-- start of SUPPLIED DATA --

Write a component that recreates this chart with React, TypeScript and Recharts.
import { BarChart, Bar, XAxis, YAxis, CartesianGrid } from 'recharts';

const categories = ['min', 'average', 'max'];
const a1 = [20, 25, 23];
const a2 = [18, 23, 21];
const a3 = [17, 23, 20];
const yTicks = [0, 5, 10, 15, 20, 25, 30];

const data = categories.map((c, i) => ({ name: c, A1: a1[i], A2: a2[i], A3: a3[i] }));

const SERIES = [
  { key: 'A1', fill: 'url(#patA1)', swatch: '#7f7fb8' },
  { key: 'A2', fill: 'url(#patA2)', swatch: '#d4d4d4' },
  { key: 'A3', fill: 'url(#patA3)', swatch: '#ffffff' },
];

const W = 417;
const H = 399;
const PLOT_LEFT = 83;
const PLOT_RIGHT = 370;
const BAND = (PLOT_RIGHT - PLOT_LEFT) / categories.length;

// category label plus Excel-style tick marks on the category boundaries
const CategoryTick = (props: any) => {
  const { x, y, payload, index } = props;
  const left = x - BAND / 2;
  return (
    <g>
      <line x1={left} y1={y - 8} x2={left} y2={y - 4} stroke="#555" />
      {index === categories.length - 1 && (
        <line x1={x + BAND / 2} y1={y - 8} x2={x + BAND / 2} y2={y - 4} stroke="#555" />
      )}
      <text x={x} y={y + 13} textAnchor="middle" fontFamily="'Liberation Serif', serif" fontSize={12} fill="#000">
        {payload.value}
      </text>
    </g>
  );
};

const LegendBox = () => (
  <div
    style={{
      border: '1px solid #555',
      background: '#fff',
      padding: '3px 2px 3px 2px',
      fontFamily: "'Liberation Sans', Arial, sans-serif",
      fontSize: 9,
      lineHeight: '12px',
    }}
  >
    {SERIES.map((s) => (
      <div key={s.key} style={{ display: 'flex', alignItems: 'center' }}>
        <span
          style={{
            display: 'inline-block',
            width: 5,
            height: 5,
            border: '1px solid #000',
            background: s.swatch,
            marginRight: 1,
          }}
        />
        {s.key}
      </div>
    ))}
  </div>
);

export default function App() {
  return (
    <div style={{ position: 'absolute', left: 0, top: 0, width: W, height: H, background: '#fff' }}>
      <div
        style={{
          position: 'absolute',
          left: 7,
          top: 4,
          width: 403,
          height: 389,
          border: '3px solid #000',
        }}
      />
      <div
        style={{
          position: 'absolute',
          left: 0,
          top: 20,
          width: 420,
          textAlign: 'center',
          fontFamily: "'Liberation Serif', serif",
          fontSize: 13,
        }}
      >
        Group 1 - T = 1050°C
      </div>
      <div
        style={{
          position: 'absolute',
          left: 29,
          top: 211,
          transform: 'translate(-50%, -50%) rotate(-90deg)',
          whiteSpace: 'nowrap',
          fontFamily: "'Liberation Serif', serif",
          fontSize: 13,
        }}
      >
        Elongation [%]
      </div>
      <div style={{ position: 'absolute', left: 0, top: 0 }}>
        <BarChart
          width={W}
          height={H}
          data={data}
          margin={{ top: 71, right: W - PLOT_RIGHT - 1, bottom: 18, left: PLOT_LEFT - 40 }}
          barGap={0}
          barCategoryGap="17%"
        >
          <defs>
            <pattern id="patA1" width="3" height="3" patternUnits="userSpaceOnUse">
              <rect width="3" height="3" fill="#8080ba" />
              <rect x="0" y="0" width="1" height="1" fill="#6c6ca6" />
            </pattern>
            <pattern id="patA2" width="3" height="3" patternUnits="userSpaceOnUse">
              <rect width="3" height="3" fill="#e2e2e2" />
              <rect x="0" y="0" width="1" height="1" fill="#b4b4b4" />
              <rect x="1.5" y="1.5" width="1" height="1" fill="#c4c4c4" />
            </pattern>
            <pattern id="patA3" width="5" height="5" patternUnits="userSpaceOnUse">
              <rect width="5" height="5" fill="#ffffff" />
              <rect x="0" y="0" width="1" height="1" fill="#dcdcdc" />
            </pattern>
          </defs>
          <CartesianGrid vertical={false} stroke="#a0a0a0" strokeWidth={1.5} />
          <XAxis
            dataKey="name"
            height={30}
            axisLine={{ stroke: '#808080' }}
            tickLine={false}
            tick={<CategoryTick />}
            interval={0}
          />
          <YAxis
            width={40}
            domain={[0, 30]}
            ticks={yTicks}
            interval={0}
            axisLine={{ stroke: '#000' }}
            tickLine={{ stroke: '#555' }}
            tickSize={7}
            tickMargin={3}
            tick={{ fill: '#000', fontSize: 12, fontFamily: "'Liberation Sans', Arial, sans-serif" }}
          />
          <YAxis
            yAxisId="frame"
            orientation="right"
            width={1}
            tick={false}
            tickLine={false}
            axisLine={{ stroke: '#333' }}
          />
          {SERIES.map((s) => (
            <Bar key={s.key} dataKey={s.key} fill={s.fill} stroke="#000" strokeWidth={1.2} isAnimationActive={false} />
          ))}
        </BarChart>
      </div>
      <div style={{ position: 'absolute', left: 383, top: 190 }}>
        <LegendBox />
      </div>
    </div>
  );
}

-- end of SUPPLIED DATA --

YOUR INSTRUCTIONS:
Would you copy out each line exactly as written?

RESULT OF THIS TASK:
Write a component that recreates this chart with React, TypeScript and Recharts.
import { BarChart, Bar, XAxis, YAxis, CartesianGrid } from 'recharts';

const categories = ['min', 'average', 'max'];
const a1 = [20, 25, 23];
const a2 = [18, 23, 21];
const a3 = [17, 23, 20];
const yTicks = [0, 5, 10, 15, 20, 25, 30];

const data = categories.map((c, i) => ({ name: c, A1: a1[i], A2: a2[i], A3: a3[i] }));

const SERIES = [
  { key: 'A1', fill: 'url(#patA1)', swatch: '#7f7fb8' },
  { key: 'A2', fill: 'url(#patA2)', swatch: '#d4d4d4' },
  { key: 'A3', fill: 'url(#patA3)', swatch: '#ffffff' },
];

const W = 417;
const H = 399;
const PLOT_LEFT = 83;
const PLOT_RIGHT = 370;
const BAND = (PLOT_RIGHT - PLOT_LEFT) / categories.length;

// category label plus Excel-style tick marks on the category boundaries
const CategoryTick = (props: any) => {
  const { x, y, payload, index } = props;
  const left = x - BAND / 2;
  return (
    <g>
      <line x1={left} y1={y - 8} x2={left} y2={y - 4} stroke="#555" />
      {index === categories.length - 1 && (
        <line x1={x + BAND / 2} y1={y - 8} x2={x + BAND / 2} y2={y - 4} stroke="#555" />
      )}
      <text x={x} y={y + 13} textAnchor="middle" fontFamily="'Liberation Serif', serif" fontSize={12} fill="#000">
        {payload.value}
      </text>
    </g>
  );
};

const LegendBox = () => (
  <div
    style={{
      border: '1px solid #555',
      background: '#fff',
      padding: '3px 2px 3px 2px',
      fontFamily: "'Liberation Sans', Arial, sans-serif",
      fontSize: 9,
      lineHeight: '12px',
    }}
  >
    {SERIES.map((s) => (
      <div key={s.key} style={{ display: 'flex', alignItems: 'center' }}>
        <span
          style={{
            display: 'inline-block',
            width: 5,
            height: 5,
            border: '1px solid #000',
            background: s.swatch,
            marginRight: 1,
          }}
        />
        {s.key}
      </div>
    ))}
  </div>
);

export default function App() {
  return (
    <div style={{ position: 'absolute', left: 0, top: 0, width: W, height: H, background: '#fff' }}>
      <div
        style={{
          position: 'absolute',
          left: 7,
          top: 4,
          width: 403,
          height: 389,
          border: '3px solid #000',
        }}
      />
      <div
        style={{
          position: 'absolute',
          left: 0,
          top: 20,
          width: 420,
          textAlign: 'center',
          fontFamily: "'Liberation Serif', serif",
          fontSize: 13,
        }}
      >
        Group 1 - T = 1050°C
      </div>
      <div
        style={{
          position: 'absolute',
          left: 29,
          top: 211,
          transform: 'translate(-50%, -50%) rotate(-90deg)',
          whiteSpace: 'nowrap',
          fontFamily: "'Liberation Serif', serif",
          fontSize: 13,
        }}
      >
        Elongation [%]
      </div>
      <div style={{ position: 'absolute', left: 0, top: 0 }}>
        <BarChart
          width={W}
          height={H}
          data={data}
          margin={{ top: 71, right: W - PLOT_RIGHT - 1, bottom: 18, left: PLOT_LEFT - 40 }}
          barGap={0}
          barCategoryGap="17%"
        >
          <defs>
            <pattern id="patA1" width="3" height="3" patternUnits="userSpaceOnUse">
              <rect width="3" height="3" fill="#8080ba" />
              <rect x="0" y="0" width="1" height="1" fill="#6c6ca6" />
            </pattern>
            <pattern id="patA2" width="3" height="3" patternUnits="userSpaceOnUse">
              <rect width="3" height="3" fill="#e2e2e2" />
              <rect x="0" y="0" width="1" height="1" fill="#b4b4b4" />
              <rect x="1.5" y="1.5" width="1" height="1" fill="#c4c4c4" />
            </pattern>
            <pattern id="patA3" width="5" height="5" patternUnits="userSpaceOnUse">
              <rect width="5" height="5" fill="#ffffff" />
              <rect x="0" y="0" width="1" height="1" fill="#dcdcdc" />
            </pattern>
          </defs>
          <CartesianGrid vertical={false} stroke="#a0a0a0" strokeWidth={1.5} />
          <XAxis
            dataKey="name"
            height={30}
            axisLine={{ stroke: '#808080' }}
            tickLine={false}
            tick={<CategoryTick />}
            interval={0}
          />
          <YAxis
            width={40}
            domain={[0, 30]}
            ticks={yTicks}
            interval={0}
            axisLine={{ stroke: '#000' }}
            tickLine={{ stroke: '#555' }}
            tickSize={7}
            tickMargin={3}
            tick={{ fill: '#000', fontSize: 12, fontFamily: "'Liberation Sans', Arial, sans-serif" }}
          />
          <YAxis
            yAxisId="frame"
            orientation="right"
            width={1}
            tick={false}
            tickLine={false}
            axisLine={{ stroke: '#333' }}
          />
          {SERIES.map((s) => (
            <Bar key={s.key} dataKey={s.key} fill={s.fill} stroke="#000" strokeWidth={1.2} isAnimationActive={false} />
          ))}
        </BarChart>
      </div>
      <div style={{ position: 'absolute', left: 383, top: 190 }}>
        <LegendBox />
      </div>
    </div>
  );
}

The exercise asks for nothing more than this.